A couple of nights ago, some colleagues and I were discussing music over dinner. Well, we were talking about priacy and P2P, but it led into music.
Music and songs are a unique thing. Often times one has to work to find a band they like, or a style of music. Before you invest in a CD, you generally want to listen to at least some of the songs once. And after you buy it, you are going to play it over and over for a long time coming.
Contrast this with movies, which generally someone goes to see just based on ads or word of mouth, and usually sees once or twice. Even if they buy the DVD, watching it more than once a week for any sustained period of time is probably rare.
So, going back to music. Having been a working musician, and still enjoying to play, the whole Napter/Piracy thing has a special place in my heart. Heck yeah, I used Napster. And Audiogalaxy. I never could find myself willing to use Limewire or Kazaa, but I do buy music from iTunes. And, of course, I own a lot of CDs. But, as a musician, I know that downloading the songs does hurt the musicians to some degree (no matter how I justify inside). So most of the songs I downloaded fell into 4 categories:
- Songs I already own on CD or something similar
- Songs I owned at one time (like my Pearl Jam Ten album which has gotten lost along the way)
- Songs that interest me and might convince me to buy the album
- Songs I couldn’t buy anywhere else, or couldn’t find (a lot of my live songs fall into this category)
Sure, there were some songs whose albums I never intended to buy, and there were songs I needed for a one time thing. Most of that has gone away with the iTunes model, since I don’t mind shelling out 99c for a song I am wanting to hear.
Anyway, the conversation led, as it normally does, to the point being made that artists don’t make any money off of the songs – they make it off merch and concerts. True to some degree, but it doesn’t make taking the songs any righter. But, my friends pushed to say that what they really wanted to do was to be able to tell someone, “Hey, I found this awesome group – listen to it!”. With a CD, you would just let them borrow it, perfectly within your rights. But if you send them an MP3, they might do the right thing and buy it if they like it, but why would they – they already have a perfectly good version of it!

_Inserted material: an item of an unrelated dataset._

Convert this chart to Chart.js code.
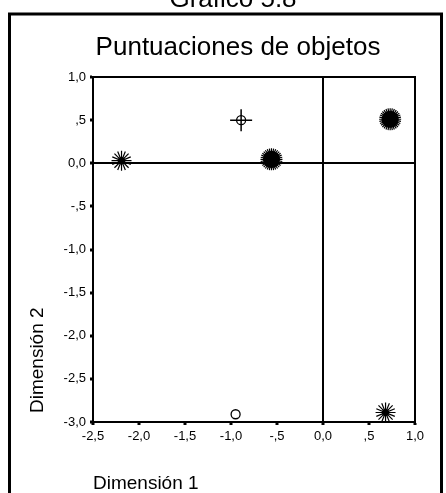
<!DOCTYPE html>
<html>
<head>
<meta charset="utf-8">
<script src="https://cdn.jsdelivr.net/npm/chart.js@4"></script>
<style>
  body { margin: 0; background: #fff; }
  canvas { display: block; }
</style>
</head>
<body>
<canvas id="myChart" width="446" height="493"></canvas>
<script>
// object scores
const dimension1 = [-2.19, -0.89, -0.56, 0.73, -0.95, 0.68];
const dimension2 = [0.03, 0.50, 0.045, 0.51, -2.91, -2.89];
// how each point is marked: star = asterisk, dense = several objects piled up
const markerTypes = ['star', 'circleCross', 'dense', 'dense', 'circle', 'star'];

const xTicks = [-2.5, -2.0, -1.5, -1.0, -0.5, 0.0, 0.5, 1.0];
const xTickLabels = ['-2,5', '-2,0', '-1,5', '-1,0', '-,5', '0,0', ',5', '1,0'];
const yTicks = [-3.0, -2.5, -2.0, -1.5, -1.0, -0.5, 0.0, 0.5, 1.0];
const yTickLabels = ['-3,0', '-2,5', '-2,0', '-1,5', '-1,0', '-,5', '0,0', ',5', '1,0'];

const FONT = "'Liberation Sans', Arial, sans-serif";

function pointsOf(types) {
  var pts = [];
  for (var i = 0; i < dimension1.length; i++) {
    if (types.includes(markerTypes[i])) {
      pts.push({ x: dimension1[i], y: dimension2[i], kind: markerTypes[i] });
    }
  }
  return pts;
}

function layer(types, style, rotation, radius, extra) {
  return Object.assign({
    data: pointsOf(types),
    showLine: false,
    pointStyle: style,
    pointRotation: rotation,
    pointRadius: radius,
    pointHoverRadius: radius,
    pointBorderColor: '#000',
    pointBackgroundColor: '#000',
    pointBorderWidth: 1.2
  }, extra || {});
}

// asterisk size depends on kind
var starRadius = function(ctx) {
  return ctx.raw && ctx.raw.kind === 'dense' ? 11 : 10;
};

var datasets = [
  layer(['circleCross'], 'cross', 0, 11, { pointBorderWidth: 1.5 }),
  layer(['circleCross', 'circle'], 'circle', 0, 4.5, { pointBackgroundColor: '#fff', pointBorderWidth: 1.3 }),
  layer(['star', 'dense'], 'star', 0, starRadius),
  layer(['star', 'dense'], 'star', 22.5, starRadius),
  layer(['dense'], 'star', 11.25, 11),
  layer(['dense'], 'star', 33.75, 11),
  layer(['dense'], 'circle', 0, 8),
  layer(['star'], 'circle', 0, 3)
];

const decorations = {
  id: 'decorations',
  beforeDraw(chart) {
    var ctx = chart.ctx;
    ctx.save();
    ctx.fillStyle = '#fff';
    ctx.fillRect(0, 0, chart.width, chart.height);
    ctx.restore();
  },
  afterDraw(chart) {
    var ctx = chart.ctx;
    var a = chart.chartArea;
    ctx.save();
    ctx.strokeStyle = '#000';

    // plot box, top and right sides
    ctx.lineWidth = 2;
    ctx.beginPath();
    ctx.moveTo(a.left, a.top);
    ctx.lineTo(a.right, a.top);
    ctx.lineTo(a.right, a.bottom);
    ctx.stroke();

    // outer frame, runs off the bottom of the page
    ctx.lineWidth = 3;
    ctx.strokeRect(9.5, 14, 432, 520);

    ctx.fillStyle = '#000';
    ctx.textAlign = 'center';
    ctx.textBaseline = 'alphabetic';
    ctx.font = '26px ' + FONT;
    ctx.fillText('Gráfico 5.8', 233, 7);
    ctx.fillText('Puntuaciones de objetos', 238, 55);

    ctx.font = '19px ' + FONT;
    ctx.textAlign = 'left';
    ctx.fillText('Dimensión 1', 93, 489);

    ctx.translate(43, 413);
    ctx.rotate(-Math.PI / 2);
    ctx.fillText('Dimensión 2', 0, 0);
    ctx.restore();
  }
};

function zeroLine(ctx) {
  return ctx.tick && ctx.tick.value === 0 ? '#000' : 'rgba(0,0,0,0)';
}

var ctx = document.getElementById('myChart').getContext('2d');
var myChart = new Chart(ctx, {
  type: 'scatter',
  data: { datasets: datasets },
  options: {
    responsive: false,
    animation: false,
    events: [],
    layout: { padding: { left: 0, top: 77, right: 31, bottom: 0 } },
    plugins: {
      legend: { display: false },
      title: { display: false },
      tooltip: { enabled: false }
    },
    scales: {
      x: {
        type: 'linear',
        min: -2.5,
        max: 1.0,
        afterBuildTicks: function(scale) {
          scale.ticks = xTicks.map(function(v) { return { value: v }; });
        },
        afterFit: function(scale) { scale.height = 71; },
        border: { color: '#000', width: 2 },
        grid: {
          color: zeroLine,
          lineWidth: 2,
          drawTicks: true,
          tickLength: 3,
          tickWidth: 3,
          tickColor: '#000'
        },
        ticks: {
          color: '#000',
          padding: 4,
          maxRotation: 0,
          autoSkip: false,
          font: { family: FONT, size: 13 },
          callback: function(value, index) { return xTickLabels[index]; }
        }
      },
      y: {
        type: 'linear',
        min: -3.0,
        max: 1.0,
        afterBuildTicks: function(scale) {
          scale.ticks = yTicks.map(function(v) { return { value: v }; });
        },
        afterFit: function(scale) { scale.width = 93; },
        border: { color: '#000', width: 2 },
        grid: {
          color: zeroLine,
          lineWidth: 2,
          drawTicks: true,
          tickLength: 3,
          tickWidth: 3,
          tickColor: '#000'
        },
        ticks: {
          color: '#000',
          padding: 4,
          autoSkip: false,
          font: { family: FONT, size: 13 },
          callback: function(value, index) { return yTickLabels[index]; }
        }
      }
    }
  },
  plugins: [decorations]
});
</script>
</body>
</html>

So this is where I see the application of DRM. If I could send a song to you, but put some restrictions like you can listen to it 3 times but then have to buy it, I don’t feel guilty about giving you the song, and if they decide to keep it, that’s fine, because they can’t listen to it without buying it.
This is also where I see DRM break down. If, instead of sending you the DRMd song, I want to burn you a copy of the CD, I might just do that. And I should be able to do that. Or, in other words, DRM shouldn’t be used to restrict what I can do with it – it should be used to allow me to choose to restrict it to others.
So, here’s my model. I purchase a song, or a CD. When I purchase it, I get it as an MP3, with no restrictions. So, if I choose to send that to my friend, he can choose to listen to it over and over without buying it. But, I have another option. Either something on my computer, or something online, allows me to send a DRMd version to my friend to listen to. So, I can send one that expires after 3 plays, or 5 days, or something. It’s easy to do, I get to spread the music but not feel a little dirty about sending over a version which he could just copy and never buy.
In other words, give people the choice to send things as DRM. Make it an easy option for people to use, both in sending it, and using it. Develop a single consortium which all devices can play – like MP3s. And don’t make me sell my soul to do it.
So that’s it. That’s the model I’d be willing to live with. Give me the choice to do whatever I want, but entice me to use DRM by making it easy, universal, and, most importantly, optional. Force it down my throat and I’ll run the other way.